“Dopo tutto il tempo che abbiamo aspettato una piccola soddisfazione!” queste le prime parole di Ibra, il cugino di Diouf residente in Italia. “Mio cugino morto per mano di un uomo che non avrebbe potuto tenere un’arma. Tutti sanno che per essere poliziotto bisogna fare dei test psicoattitudinali, quindi a noi è sembrato semplicemente assurdo che l’uomo che ha ucciso mio cugino indossasse ancora una divisa e avesse un’arma!” continua Ibra.
Cheikh Diouf era stato ucciso il 31 gennaio del 2009 con un fucile da caccia dall’allora ispettore di polizia Morra. Quest’ultimo era stato condannato in via definitiva per omicidio preterintenzionale e giudicato seminfermo mentale perché affetto da un grave disturbo della personalità N.A.S. Ma oltre alla sua responsabilità individuale, gli avvocati di Progetto Diritti Santini e Angelelli, legali dei familiari, hanno chiesto e ottenuto che fosse riconosciuta una responsabilità del Ministero dell’Interno per omissione colposa, per aver consentito cioè a un soggetto con diversi precedenti disciplinari inquietanti, denunce penali, diagnosi di problemi psichiatrici, di possedere un’arma.

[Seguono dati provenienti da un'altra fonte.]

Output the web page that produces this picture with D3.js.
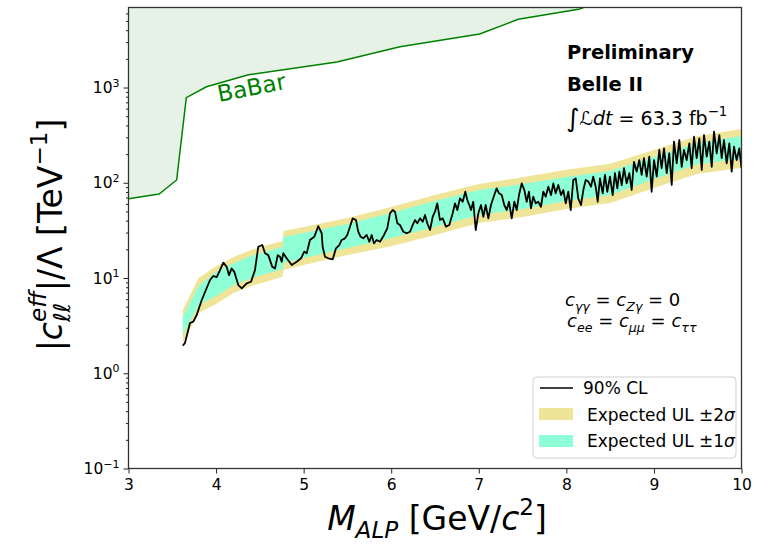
<html>
<head>
<meta charset="utf-8">
<title>ALP limit</title>
<style type="text/css">
  body { margin: 0; background: #fff; }
  text { font-family: "DejaVu Sans", sans-serif; fill: #000; white-space: pre; }
</style>
</head>
<body>
<script src="https://d3js.org/d3.v7.min.js"></script>
<script>

// ---- data ----
var xTicks = [3, 4, 5, 6, 7, 8, 9, 10];
var yTicks = [0.1, 1, 10, 100, 1000];
var yTickExp = ["\u22121", "0", "1", "2", "3"];

// BaBar exclusion boundary
var babarMass  = [3.0, 3.35, 3.55, 3.66, 3.89, 4.37, 5.38, 6.10, 7.01, 7.45, 8.14, 8.25];
var babarLimit = [68, 76, 107, 782, 1018, 1362, 1853, 2680, 3650, 5200, 6620, 7200];

// expected UL bands
var bandMass = [3.62, 3.80, 4.0, 4.2, 4.4, 4.6, 4.76, 4.77, 5.0, 5.5, 6.0, 6.5, 7.0, 7.5, 8.0, 8.5, 9.0, 9.5, 10.0];
var exp2Hi = [4.62, 10.0, 13.3, 16.6, 19.7, 22.3, 24.5, 31.2, 34.3, 42.6, 55.7, 74.3, 97.1, 114, 137, 158, 221, 310, 366];
var exp1Hi = [3.89, 8.24, 11.6, 14.3, 17.0, 19.3, 21.2, 26.9, 29.7, 36.9, 48.1, 64.3, 83.9, 97.0, 115, 133, 186, 261, 309];
var exp1Lo = [2.52, 5.21, 6.47, 8.45, 9.96, 11.3, 12.4, 14.4, 16.2, 20.7, 26.3, 34.4, 45.9, 53.0, 64.4, 74.4, 109, 157, 178];
var exp2Lo = [2.08, 4.29, 5.33, 6.96, 8.24, 9.30, 10.3, 12.1, 13.7, 17.4, 21.6, 28.3, 37.7, 43.6, 53.0, 61.2, 88.1, 124, 143];

// observed 90% CL upper limit
var obsMass = [
  3.62,3.645,3.702,3.74,3.779,3.836,3.893,3.931,3.968,4.007,
  4.045,4.083,4.121,4.148,4.178,4.208,4.254,4.293,4.35,4.399,
  4.444,4.482,4.528,4.559,4.596,4.642,4.673,4.704,4.73,4.749,
  4.768,4.806,4.864,4.921,4.97,5.007,5.035,5.072,5.122,5.167,
  5.206,5.217,5.244,5.281,5.332,5.369,5.407,5.434,5.472,5.498,
  5.529,5.56,5.598,5.624,5.651,5.681,5.72,5.75,5.777,5.803,
  5.834,5.872,5.918,5.955,5.986,6.017,6.043,6.07,6.1,6.138,
  6.177,6.215,6.245,6.272,6.298,6.329,6.36,6.386,6.412,6.443,
  6.474,6.5,6.526,6.557,6.588,6.625,6.663,6.702,6.728,6.755,
  6.785,6.816,6.846,6.869,6.899,6.911,6.937,6.965,6.995,7.025,
  7.052,7.079,7.109,7.139,7.177,7.204,7.231,7.262,7.291,7.319,
  7.345,7.376,7.406,7.433,7.459,7.49,7.52,7.547,7.573,7.596,
  7.622,7.65,7.679,7.71,7.737,7.764,7.794,7.825,7.851,7.878,
  7.908,7.939,7.965,7.993,8.022,8.05,8.079,8.107,8.136,8.167,
  8.194,8.221,8.251,8.281,8.307,8.335,8.358,8.384,8.415,8.441,
  8.467,8.498,8.529,8.555,8.582,8.605,8.632,8.658,8.689,8.719,
  8.746,8.772,8.803,8.833,8.86,8.886,8.917,8.947,8.974,9.001,
  9.032,9.061,9.088,9.115,9.146,9.175,9.203,9.229,9.26,9.29,
  9.317,9.343,9.374,9.404,9.431,9.458,9.488,9.518,9.546,9.572,
  9.603,9.632,9.66,9.686,9.717,9.747,9.774,9.8,9.831,9.861,
  9.888,9.914,9.945,9.975,10.0];
var obsLimit = [
  1.95,2.08,3.37,3.48,4.09,5.87,7.85,9.53,10.5,10.2,
  12.1,14.5,13.1,10.7,12.6,11.6,8.44,7.79,8.80,9.14,
  12.1,21.3,22.2,18.2,17.4,13.1,12.6,17.4,16.7,14.8,
  18.2,16.1,13.7,14.8,16.1,18.9,18.2,25.1,27.1,35.1,
  29.5,21.3,16.7,16.1,15.7,20.5,22.2,25.1,26.1,28.3,
  34.6,42.3,40.6,30.6,27.1,26.1,28.3,24.0,28.3,23.1,
  25.1,24.0,28.3,33.2,47.8,51.7,49.7,37.5,36.0,30.6,
  29.5,30.6,36.0,40.6,37.5,42.3,39.0,45.9,37.5,31.9,
  44.0,49.7,60.8,40.6,42.3,34.6,36.0,47.8,60.8,51.7,
  68.6,63.2,80.5,65.9,56.0,51.7,63.2,31.9,47.8,58.4,
  44.0,58.4,42.3,58.4,74.3,87.4,77.5,74.3,58.4,51.7,
  63.2,42.3,63.2,51.7,74.3,98.6,83.9,63.2,80.5,53.9,
  71.4,60.8,63.2,56.0,80.5,71.4,90.9,74.3,98.6,77.5,
  94.7,74.3,83.9,60.8,80.5,51.7,107,111,68.6,58.4,
  83.9,107,103,90.9,116,90.9,63.2,111,77.5,121,
  80.5,116,74.3,126,87.4,131,94.7,142,98.6,126,
  83.9,166,131,173,121,181,116,188,80.5,173,
  116,221,142,230,126,204,94.7,270,160,281,
  147,221,173,259,142,304,181,293,136,317,
  188,270,147,344,204,317,181,281,160,259,
  131,239,173,230,142];

// ---- layout ----
var margin = {top: 7.5, left: 128.5},
    width = 613, height = 461;

var x = d3.scaleLinear().domain([3, 10]).range([0, width]);
var y = d3.scaleLog().domain([0.1, 6920]).range([height, 0]);

var svg = d3.select("body").append("svg")
    .attr("width", 769).attr("height", 549);

svg.append("defs").append("clipPath").attr("id", "plotclip")
  .append("rect").attr("width", width).attr("height", height);

var g = svg.append("g")
    .attr("transform", "translate(" + margin.left + "," + margin.top + ")");
var plot = g.append("g").attr("clip-path", "url(#plotclip)");

// BaBar region
var babar = babarMass.map(function(m, i) { return {m: m, v: babarLimit[i]}; });
plot.append("path")
    .datum(babar)
    .attr("d", d3.area().x(function(d) { return x(d.m); })
        .y0(function(d) { return y(d.v); }).y1(0))
    .style("fill", "rgba(0,128,0,0.1)");
plot.append("path")
    .datum(babar)
    .attr("d", d3.line().x(function(d) { return x(d.m); }).y(function(d) { return y(d.v); }))
    .style("fill", "none").style("stroke", "#008000").style("stroke-width", 1.5);

// expected bands
var band = bandMass.map(function(m, i) {
  return {m: m, lo2: exp2Lo[i], lo1: exp1Lo[i], hi1: exp1Hi[i], hi2: exp2Hi[i]};
});
plot.append("path").datum(band)
    .attr("d", d3.area().x(function(d) { return x(d.m); })
        .y0(function(d) { return y(d.lo2); }).y1(function(d) { return y(d.hi2); }))
    .style("fill", "#efe599");
plot.append("path").datum(band)
    .attr("d", d3.area().x(function(d) { return x(d.m); })
        .y0(function(d) { return y(d.lo1); }).y1(function(d) { return y(d.hi1); }))
    .style("fill", "#8effd6");

// observed
var obs = obsMass.map(function(m, i) { return {m: m, v: obsLimit[i]}; });
plot.append("path").datum(obs)
    .attr("d", d3.line().x(function(d) { return x(d.m); }).y(function(d) { return y(d.v); }))
    .style("fill", "none").style("stroke", "#000").style("stroke-width", 1.8)
    .style("stroke-linejoin", "round");

// axes
var xAxis = g.append("g").attr("transform", "translate(0," + height + ")")
    .call(d3.axisBottom(x).tickValues(xTicks).tickSize(5).tickPadding(5).tickFormat(d3.format("d")));
xAxis.selectAll("text").style("font-size", "15.5px").style("font-family", "DejaVu Sans");

var minor = [];
[0.1, 1, 10, 100, 1000].forEach(function(dec) {
  for (var k = 2; k <= 9; k++) if (dec * k < 6920) minor.push(dec * k);
});
g.append("g").call(d3.axisLeft(y).tickValues(minor).tickSize(2.5).tickFormat(""));
g.append("g").call(d3.axisLeft(y).tickValues(yTicks).tickSize(5).tickFormat(""));

g.selectAll(".domain").remove();
g.selectAll(".tick line").style("stroke", "#222").style("stroke-width", 1);

yTicks.forEach(function(v, i) {
  var t = g.append("text").attr("x", -9).attr("y", y(v) + 5.5)
      .attr("text-anchor", "end").style("font-size", "15.5px");
  t.append("tspan").text("10");
  t.append("tspan").attr("dy", -6.5).style("font-size", "11px").text(yTickExp[i]);
});

// frame
g.append("rect").attr("width", width).attr("height", height)
    .style("fill", "none").style("stroke", "#333").style("stroke-width", 1.3);

// helper for math-like labels
function mathText(parent, pieces, size) {
  var pos = 0, hold = 0;
  pieces.forEach(function(p) {
    var fs = size * (p.sc || 1);
    var t = parent.append("text").attr("x", pos).attr("y", (p.sh || 0) * size)
        .style("font-size", fs + "px")
        .style("font-style", p.it ? "italic" : "normal")
        .style("font-weight", p.b ? "bold" : "normal")
        .text(p.t);
    var w = t.node().getComputedTextLength();
    if (p.hold) { hold = Math.max(hold, w); }
    else { pos += Math.max(w, hold); hold = 0; }
  });
  return pos;
}

// x label
var xl = svg.append("g");
var xw = mathText(xl, [
  {t: "M", it: true}, {t: "ALP", it: true, sc: 0.7, sh: 0.25},
  {t: " [GeV/"}, {t: "c", it: true}, {t: "2", sc: 0.7, sh: -0.45}, {t: "]"}], 33);
xl.attr("transform", "translate(" + (437 - xw / 2) + ",530)");

// y label
var yl = svg.append("g");
var ylIn = yl.append("g");
var yw = mathText(ylIn, [
  {t: "|"}, {t: "c", it: true},
  {t: "eff", it: true, sc: 0.7, sh: -0.5, hold: true},
  {t: "\u2113\u2113", it: true, sc: 0.7, sh: 0.25},
  {t: "|/\u039b [TeV"}, {t: "\u22121", sc: 0.7, sh: -0.45}, {t: "]"}], 33);
ylIn.attr("transform", "translate(" + (-yw / 2) + ",0)");
yl.attr("transform", "translate(62,235) rotate(-90)");

// BaBar label
svg.append("text").attr("transform", "translate(219,102) rotate(-11)")
    .style("font-size", "23px").style("fill", "#008000").text("BaBar");

// experiment labels
svg.append("text").attr("x", 567).attr("y", 59)
    .style("font-size", "19.5px").style("font-weight", "bold").text("Preliminary");
svg.append("text").attr("x", 567).attr("y", 91)
    .style("font-size", "19.5px").style("font-weight", "bold").text("Belle II");
var lumi = svg.append("g").attr("transform", "translate(566,125)");
mathText(lumi, [
  {t: "\u222b", sc: 1.35, sh: 0.1}, {t: "\u2112", it: true}, {t: "dt", it: true},
  {t: " = 63.3 fb"}, {t: "\u22121", sc: 0.7, sh: -0.45}], 19);

var c1 = svg.append("g").attr("transform", "translate(565,306)");
mathText(c1, [
  {t: "c", it: true}, {t: "\u03b3\u03b3", it: true, sc: 0.7, sh: 0.3},
  {t: " = "}, {t: "c", it: true}, {t: "Z\u03b3", it: true, sc: 0.7, sh: 0.3},
  {t: " = 0"}], 18);
var c2 = svg.append("g").attr("transform", "translate(567,327)");
mathText(c2, [
  {t: "c", it: true}, {t: "ee", it: true, sc: 0.7, sh: 0.3},
  {t: " = "}, {t: "c", it: true}, {t: "\u03bc\u03bc", it: true, sc: 0.7, sh: 0.3},
  {t: " = "}, {t: "c", it: true}, {t: "\u03c4\u03c4", it: true, sc: 0.7, sh: 0.3}], 18);

// legend
var leg = svg.append("g").attr("transform", "translate(533,377)");
leg.append("rect").attr("width", 203).attr("height", 81).attr("rx", 4)
    .style("fill", "rgba(255,255,255,0.85)").style("stroke", "#d0d0d0");
leg.append("line").attr("x1", 7).attr("x2", 40).attr("y1", 11).attr("y2", 11)
    .style("stroke", "#000").style("stroke-width", 1.6);
leg.append("text").attr("x", 50).attr("y", 17).style("font-size", "17px").text("90% CL");
leg.append("rect").attr("x", 6).attr("y", 31).attr("width", 34).attr("height", 12).style("fill", "#efe599");
leg.append("rect").attr("x", 6).attr("y", 58).attr("width", 34).attr("height", 12).style("fill", "#8effd6");
var l2 = leg.append("g").attr("transform", "translate(54,43.5)");
mathText(l2, [{t: "Expected UL \u00b12"}, {t: "\u03c3", it: true}], 17);
var l3 = leg.append("g").attr("transform", "translate(54,70)");
mathText(l3, [{t: "Expected UL \u00b11"}, {t: "\u03c3", it: true}], 17);

</script>
</body>
</html>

Seicentomila euro: questa la cifra che il Ministero dovrà versare alle due mogli, ai sei figli e alla madre di Diouf. “Il giudice ha deciso di non risarcire quanto chiesto – dichiara Ibra – C’è da considerare che Diouf ha lasciato una famiglia allargata e lui era il solo a occuparsi di tutto… Ora due dei suoi figli sono maggiorenni. Uno lavora come il padre (venditore ambulante) e l’altra frequenta il primo anno di Università. Speriamo che questo risarcimento aiuti la famiglia ad andare avanti e i suoi figli a sperare in un futuro migliore”. Dal Senegal anche il resto della famiglia di Diuof, tramite l’avvocato Malick Sall, esprime soddisfazione e sollievo per la sentenza tanto attesa e allo stesso tempo chiede che siano fatti tutti i passi necessari affinché il Ministero dia celermente attuazione alla richiesta del giudice, vista anche la condizione di grave precarietà in cui versano.
Sono passati quasi 10 anni da quella fredda mattina in cui l’ispettore Morra entrò nel cortile di Diouf imbracciando un fucile da caccia. “Diouf avrebbe potuto stare qui con noi ora se quell’uomo non avesse posto fine alla sua vita: è per questo che ho lottato in tutti questi anni a fianco dell’avvocato Santini, anche quando il resto della famiglia era ormai scoraggiato e non credeva più ci potesse essere giustizia. L’assassino di mio cugino è libero, e lo accettiamo se è questo che ha stabilito il giudice in base al fatto che hanno riconosciuto la sua seminfermità mentale. Ma almeno ora arriva un po’ di giustizia per tutto il dolore subito”.
Il cugino di Diouf conclude esprimendo gratitudine per gli avvocati e ricordando quanto all’epoca anche il sindaco del Comune di Civitavecchia fu vicino alla loro famiglia, fino a occuparsi personalmente della commemorazione funebre e delle spese per la salma. Diouf era un uomo molto conosciuto e amato nella sua città.